Rien n’est plus dangereux que la haine justifiée par la vertu. Elle tue sans remords, elle massacre en chantant. C’est elle qui, au Rwanda, a fait des paysans hutus les exécuteurs d’un peuple voisin — au nom de la peur d’être exterminés. C’est elle qui, au Cambodge, a poussé les enfants de la paysannerie à abattre leurs professeurs. C’est elle, déjà, qui en Europe avait transformé la culture allemande en machine à détruire. Et c’est elle, encore, qui aujourd’hui, sous des noms nouveaux, sous des drapeaux arc-en-ciel ou des pancartes de campus, insinue dans les esprits le même poison : celui de la désignation, du ressentiment, du droit à haïr au nom du bien.
Déguisements
Nous sommes redevenus les spectateurs tranquilles du retour du mal. Il se déploie à visage découvert dans les réseaux sociaux, dans les cortèges, dans les universités américaines où l’on acclame des massacres, où l’on exulte devant des cadavres israéliens, où l’on nie le droit à l’existence d’un peuple au nom de la justice. La barbarie nouvelle est morale, sentimentale, compassionnelle. Elle s’enrobe de culpabilité occidentale, d’antisionisme déguisé en humanisme. Elle croit réparer les crimes de l’histoire en préparant ceux de demain.

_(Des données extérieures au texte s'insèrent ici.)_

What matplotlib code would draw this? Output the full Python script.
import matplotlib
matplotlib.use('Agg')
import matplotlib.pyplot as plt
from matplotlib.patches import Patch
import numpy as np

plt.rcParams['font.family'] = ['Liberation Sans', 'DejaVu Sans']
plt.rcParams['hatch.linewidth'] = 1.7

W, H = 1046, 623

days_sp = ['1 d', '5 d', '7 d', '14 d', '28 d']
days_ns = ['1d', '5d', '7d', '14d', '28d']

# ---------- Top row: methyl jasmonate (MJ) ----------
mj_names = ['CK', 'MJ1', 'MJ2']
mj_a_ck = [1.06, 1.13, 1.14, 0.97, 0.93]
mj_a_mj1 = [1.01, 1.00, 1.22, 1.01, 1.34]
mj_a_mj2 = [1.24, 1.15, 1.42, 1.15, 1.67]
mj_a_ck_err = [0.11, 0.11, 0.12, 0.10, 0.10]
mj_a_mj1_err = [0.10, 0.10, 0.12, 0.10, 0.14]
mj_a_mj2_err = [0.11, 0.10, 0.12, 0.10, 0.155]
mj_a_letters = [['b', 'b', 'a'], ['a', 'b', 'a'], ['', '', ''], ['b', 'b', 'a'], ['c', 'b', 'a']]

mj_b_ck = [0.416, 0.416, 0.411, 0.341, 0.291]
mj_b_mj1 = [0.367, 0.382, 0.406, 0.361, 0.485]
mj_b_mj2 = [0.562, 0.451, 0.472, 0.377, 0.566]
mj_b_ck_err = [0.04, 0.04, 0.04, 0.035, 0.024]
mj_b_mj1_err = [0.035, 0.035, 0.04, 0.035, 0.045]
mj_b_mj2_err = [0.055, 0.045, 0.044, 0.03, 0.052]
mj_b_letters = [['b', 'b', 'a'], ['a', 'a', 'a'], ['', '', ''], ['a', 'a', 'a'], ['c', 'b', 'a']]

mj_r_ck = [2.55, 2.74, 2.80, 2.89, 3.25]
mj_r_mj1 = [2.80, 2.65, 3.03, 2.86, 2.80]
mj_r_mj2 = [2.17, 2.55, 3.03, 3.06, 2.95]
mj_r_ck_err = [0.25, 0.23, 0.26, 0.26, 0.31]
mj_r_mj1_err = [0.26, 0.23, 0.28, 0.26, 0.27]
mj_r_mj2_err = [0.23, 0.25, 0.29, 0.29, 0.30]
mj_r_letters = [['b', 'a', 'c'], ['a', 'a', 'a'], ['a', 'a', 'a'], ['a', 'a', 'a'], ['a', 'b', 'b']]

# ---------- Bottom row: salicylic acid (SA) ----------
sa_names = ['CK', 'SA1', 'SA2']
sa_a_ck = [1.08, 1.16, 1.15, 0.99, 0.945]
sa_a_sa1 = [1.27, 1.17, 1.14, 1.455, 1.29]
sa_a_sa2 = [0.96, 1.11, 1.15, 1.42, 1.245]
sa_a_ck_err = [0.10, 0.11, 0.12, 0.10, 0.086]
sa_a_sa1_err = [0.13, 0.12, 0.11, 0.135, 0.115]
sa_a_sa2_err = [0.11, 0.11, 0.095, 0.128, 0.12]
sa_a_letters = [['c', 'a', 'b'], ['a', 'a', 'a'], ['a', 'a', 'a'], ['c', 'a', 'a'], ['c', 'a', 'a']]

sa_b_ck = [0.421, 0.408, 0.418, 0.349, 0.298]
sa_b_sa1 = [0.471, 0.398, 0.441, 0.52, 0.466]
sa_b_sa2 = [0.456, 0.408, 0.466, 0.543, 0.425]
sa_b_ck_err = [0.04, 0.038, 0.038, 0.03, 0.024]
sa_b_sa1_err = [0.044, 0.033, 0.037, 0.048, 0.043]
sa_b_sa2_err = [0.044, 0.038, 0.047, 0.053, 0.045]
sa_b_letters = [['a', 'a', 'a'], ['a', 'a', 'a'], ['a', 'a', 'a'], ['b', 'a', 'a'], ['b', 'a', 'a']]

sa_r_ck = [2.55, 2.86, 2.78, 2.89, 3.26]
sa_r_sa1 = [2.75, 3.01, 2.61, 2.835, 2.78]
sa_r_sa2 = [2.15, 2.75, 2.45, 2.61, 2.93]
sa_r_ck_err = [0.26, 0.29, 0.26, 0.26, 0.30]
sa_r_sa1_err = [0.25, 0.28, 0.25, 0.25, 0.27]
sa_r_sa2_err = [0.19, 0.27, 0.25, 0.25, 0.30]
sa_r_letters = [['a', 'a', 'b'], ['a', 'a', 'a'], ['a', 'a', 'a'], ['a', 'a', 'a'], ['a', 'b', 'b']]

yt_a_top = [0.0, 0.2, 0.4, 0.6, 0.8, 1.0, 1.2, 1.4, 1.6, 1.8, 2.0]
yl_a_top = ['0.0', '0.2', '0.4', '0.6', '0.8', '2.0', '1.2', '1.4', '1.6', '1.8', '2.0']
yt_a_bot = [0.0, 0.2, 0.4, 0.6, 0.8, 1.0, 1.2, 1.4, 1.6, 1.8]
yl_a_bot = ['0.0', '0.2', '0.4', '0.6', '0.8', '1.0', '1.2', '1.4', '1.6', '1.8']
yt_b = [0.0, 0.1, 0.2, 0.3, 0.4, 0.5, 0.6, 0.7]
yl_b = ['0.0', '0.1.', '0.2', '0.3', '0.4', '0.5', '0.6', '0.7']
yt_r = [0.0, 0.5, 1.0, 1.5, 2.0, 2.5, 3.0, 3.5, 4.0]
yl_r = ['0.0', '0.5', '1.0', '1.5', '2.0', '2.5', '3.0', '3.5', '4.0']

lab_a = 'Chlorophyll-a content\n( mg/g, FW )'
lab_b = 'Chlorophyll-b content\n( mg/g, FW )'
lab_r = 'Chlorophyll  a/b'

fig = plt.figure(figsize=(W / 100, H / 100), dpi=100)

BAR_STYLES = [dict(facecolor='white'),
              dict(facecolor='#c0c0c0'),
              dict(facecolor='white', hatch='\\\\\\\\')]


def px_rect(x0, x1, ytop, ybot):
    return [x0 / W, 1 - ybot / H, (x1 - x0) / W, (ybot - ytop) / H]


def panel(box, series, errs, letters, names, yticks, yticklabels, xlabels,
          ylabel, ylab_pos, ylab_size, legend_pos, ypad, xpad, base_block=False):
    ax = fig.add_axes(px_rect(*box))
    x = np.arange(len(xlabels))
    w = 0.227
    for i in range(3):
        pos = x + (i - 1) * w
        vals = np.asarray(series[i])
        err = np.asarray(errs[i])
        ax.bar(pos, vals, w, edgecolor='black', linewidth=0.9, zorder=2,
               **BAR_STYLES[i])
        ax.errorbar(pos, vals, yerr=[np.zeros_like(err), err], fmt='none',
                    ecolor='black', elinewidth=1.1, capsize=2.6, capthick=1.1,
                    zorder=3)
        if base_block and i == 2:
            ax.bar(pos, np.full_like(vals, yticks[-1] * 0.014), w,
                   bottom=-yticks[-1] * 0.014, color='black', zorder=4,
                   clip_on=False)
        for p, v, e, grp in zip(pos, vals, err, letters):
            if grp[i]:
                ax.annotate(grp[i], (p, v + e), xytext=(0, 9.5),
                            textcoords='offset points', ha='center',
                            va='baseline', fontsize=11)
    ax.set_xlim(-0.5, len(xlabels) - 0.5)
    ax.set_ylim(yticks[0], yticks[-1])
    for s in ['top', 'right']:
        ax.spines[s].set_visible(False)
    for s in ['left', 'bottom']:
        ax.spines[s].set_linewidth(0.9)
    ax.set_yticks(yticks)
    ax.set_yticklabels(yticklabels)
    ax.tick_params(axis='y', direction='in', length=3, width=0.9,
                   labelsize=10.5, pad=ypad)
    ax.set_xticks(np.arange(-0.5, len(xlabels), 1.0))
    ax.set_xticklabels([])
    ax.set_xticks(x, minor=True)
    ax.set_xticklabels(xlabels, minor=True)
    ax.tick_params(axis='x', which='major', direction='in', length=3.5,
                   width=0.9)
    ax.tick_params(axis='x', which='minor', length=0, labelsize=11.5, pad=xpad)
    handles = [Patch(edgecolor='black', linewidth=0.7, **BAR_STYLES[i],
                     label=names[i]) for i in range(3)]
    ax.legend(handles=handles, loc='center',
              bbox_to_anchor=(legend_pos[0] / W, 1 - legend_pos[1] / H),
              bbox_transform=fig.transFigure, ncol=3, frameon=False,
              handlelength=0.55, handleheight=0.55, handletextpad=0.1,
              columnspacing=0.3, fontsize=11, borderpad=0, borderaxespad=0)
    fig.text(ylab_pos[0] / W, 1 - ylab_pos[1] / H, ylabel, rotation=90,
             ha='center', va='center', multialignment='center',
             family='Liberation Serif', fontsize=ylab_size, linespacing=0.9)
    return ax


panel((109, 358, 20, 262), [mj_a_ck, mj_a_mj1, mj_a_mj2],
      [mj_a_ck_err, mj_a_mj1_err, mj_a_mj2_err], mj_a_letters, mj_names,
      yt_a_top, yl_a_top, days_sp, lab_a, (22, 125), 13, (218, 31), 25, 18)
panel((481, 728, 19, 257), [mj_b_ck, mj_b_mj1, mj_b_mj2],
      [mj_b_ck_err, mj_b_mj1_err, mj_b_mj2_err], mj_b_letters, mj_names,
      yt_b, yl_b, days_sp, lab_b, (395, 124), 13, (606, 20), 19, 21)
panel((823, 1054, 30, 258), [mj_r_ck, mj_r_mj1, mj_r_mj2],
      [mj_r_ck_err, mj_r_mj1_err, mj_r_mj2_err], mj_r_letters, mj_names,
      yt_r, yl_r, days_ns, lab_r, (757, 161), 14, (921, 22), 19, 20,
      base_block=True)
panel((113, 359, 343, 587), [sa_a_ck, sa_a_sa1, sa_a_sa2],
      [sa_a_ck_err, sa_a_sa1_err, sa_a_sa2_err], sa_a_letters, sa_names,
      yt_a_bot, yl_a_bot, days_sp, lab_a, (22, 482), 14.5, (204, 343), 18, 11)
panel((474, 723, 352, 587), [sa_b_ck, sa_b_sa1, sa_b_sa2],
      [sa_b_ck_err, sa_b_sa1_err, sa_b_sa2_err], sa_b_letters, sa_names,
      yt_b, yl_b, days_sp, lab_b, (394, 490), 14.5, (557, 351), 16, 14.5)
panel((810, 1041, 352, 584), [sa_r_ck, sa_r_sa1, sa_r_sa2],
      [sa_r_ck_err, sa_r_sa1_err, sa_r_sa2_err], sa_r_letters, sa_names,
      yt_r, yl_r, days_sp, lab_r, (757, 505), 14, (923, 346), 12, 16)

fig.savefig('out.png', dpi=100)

Il est temps d’ouvrir les yeux, car l’histoire recommence toujours sous d’autres formes. Nous n’avons rien appris de nos ruines. Nous ne voulons pas savoir que les massacres naissent d’abord des mots, puis des silences. Que les crimes de masse commencent dans les universités, dans les tribunes, dans la presse, dans l’inversion tranquille du bien et du mal. Et que, lorsque la vérité sera enfin dite, il sera trop tard : il y aura déjà des morts, des charniers, des cris effacés par le vacarme des justifications.
Ce siècle qui se dit éclairé vit déjà dans la nuit du cœur. Le mensonge est devenu foi, la haine s’appelle amour, la lâcheté se nomme prudence. Il est temps d’ouvrir les yeux — non pour fuir, mais pour affronter. Car il n’y aura de paix qu’à condition de nommer le mal, fût-il dissimulé sous les apparences du progrès ou de la justice. Ce n’est pas le monde qu’il faut sauver, mais l’âme humaine — cette chose fragile, invisible, qui disparaît chaque fois qu’un homme croit avoir raison d’un autre au nom de la vertu.